WHAT IS REQUIRED: Without the pictures, output the lines of the material from the very first through the one that holds "ax = fig.add_axes([left".

AVAILABLE DATA:
>> Begin

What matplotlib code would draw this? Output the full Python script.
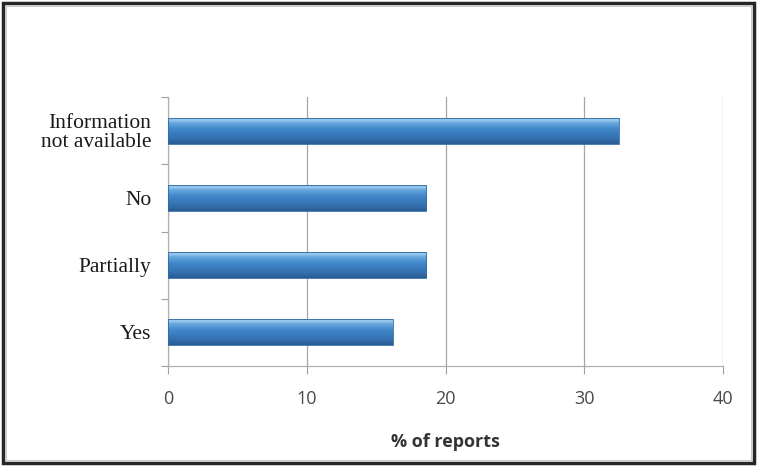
import matplotlib
matplotlib.use("Agg")
import matplotlib.pyplot as plt
import numpy as np
from matplotlib.colors import LinearSegmentedColormap
from matplotlib.patches import Rectangle

categories = ["Yes", "Partially", "No", "Information\nnot available"]
values = [16.2, 18.6, 18.6, 32.5]
xticks = [0, 10, 20, 30, 40]
xlabel = "% of reports"

W, H = 757, 466
fig = plt.figure(figsize=(W / 100, H / 100), dpi=100)
fig.patch.set_facecolor("white")

left, right, top, bottom = 168, 723, 97, 366
ax = fig.add_axes([left / W, 1 - bottom / H, (right - left) / W, (bottom - top) / H])

y = np.arange(len(categories))
bars = ax.barh(y, values, height=0.39, color="#3d83c6", zorder=3)

# gradient shading for the Excel-like 3D bars
cmap = LinearSegmentedColormap.from_list(
    "bar", [(0.0, "#285a90"), (0.2, "#3470af"), (0.55, "#3f87ca"), (0.78, "#66a6dc"),
            (0.9, "#9fcdf0"), (1.0, "#5c9dd6")])
grad = np.linspace(0, 1, 256).reshape(-1, 1)
for b in bars:
    x0, y0, w, h = b.get_x(), b.get_y(), b.get_width(), b.get_height()
    im = ax.imshow(grad, extent=[x0, x0 + w, y0, y0 + h], origin="lower",
                   cmap=cmap, aspect="auto", zorder=4, interpolation="bilinear")
    im.set_clip_path(b)
    ax.add_patch(Rectangle((x0, y0), w, h, fill=False, edgecolor="#2f6aa6",
                           linewidth=0.6, zorder=5))

ax.set_xlim(0, 40)
ax.set_ylim(-0.5, len(categories) - 0.5)
ax.set_xticks(xticks)
ax.set_xticklabels([str(t) for t in xticks], family="Open Sans", fontsize=13, color="#4a4a4a")
ax.set_yticks(y)
ax.set_yticklabels(categories, family="Liberation Serif", fontsize=15.5, color="#1a1a1a",
                   linespacing=1.0)
ax.set_yticks(np.arange(-0.5, len(categories), 1.0), minor=True)
ax.tick_params(axis="y", which="major", length=0, pad=12)
ax.tick_params(axis="y", which="minor", length=5, color="#a0a0a0", width=0.8)
ax.tick_params(axis="x", length=6, color="#a0a0a0", width=0.8, pad=11, direction="out")

ax.grid(axis="x", color="#a6a6a6", linewidth=0.9, zorder=0)
for s in ["top", "right"]:
    ax.spines[s].set_visible(False)
ax.spines["left"].set_color("#b0b0b0")
ax.spines["bottom"].set_color("#b0b0b0")
ax.spines["left"].set_linewidth(0.9)
ax.spines["bottom"].set_linewidth(0.9)

ax.set_xlabel(xlabel, family="Open Sans", fontsize=13, fontweight="bold", color="#333333",
              labelpad=18)

# outer frame
fig.add_artist(Rectangle((3 / W, 3 / H), (W - 6) / W, (H - 6) / H, transform=fig.transFigure,
                         fill=False, edgecolor="#262626", linewidth=2.5))
fig.add_artist(Rectangle((6 / W, 6 / H), (W - 12) / W, (H - 12) / H, transform=fig.transFigure,
                         fill=False, edgecolor="#c8c8c8", linewidth=0.7))

fig.savefig("out.png", dpi=100, facecolor="white")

>> End

EXERCISE RESPONSE:
What matplotlib code would draw this? Output the full Python script.
import matplotlib
matplotlib.use("Agg")
import matplotlib.pyplot as plt
import numpy as np
from matplotlib.colors import LinearSegmentedColormap
from matplotlib.patches import Rectangle

categories = ["Yes", "Partially", "No", "Information\nnot available"]
values = [16.2, 18.6, 18.6, 32.5]
xticks = [0, 10, 20, 30, 40]
xlabel = "% of reports"

W, H = 757, 466
fig = plt.figure(figsize=(W / 100, H / 100), dpi=100)
fig.patch.set_facecolor("white")

left, right, top, bottom = 168, 723, 97, 366
ax = fig.add_axes([left / W, 1 - bottom / H, (right - left) / W, (bottom - top) / H])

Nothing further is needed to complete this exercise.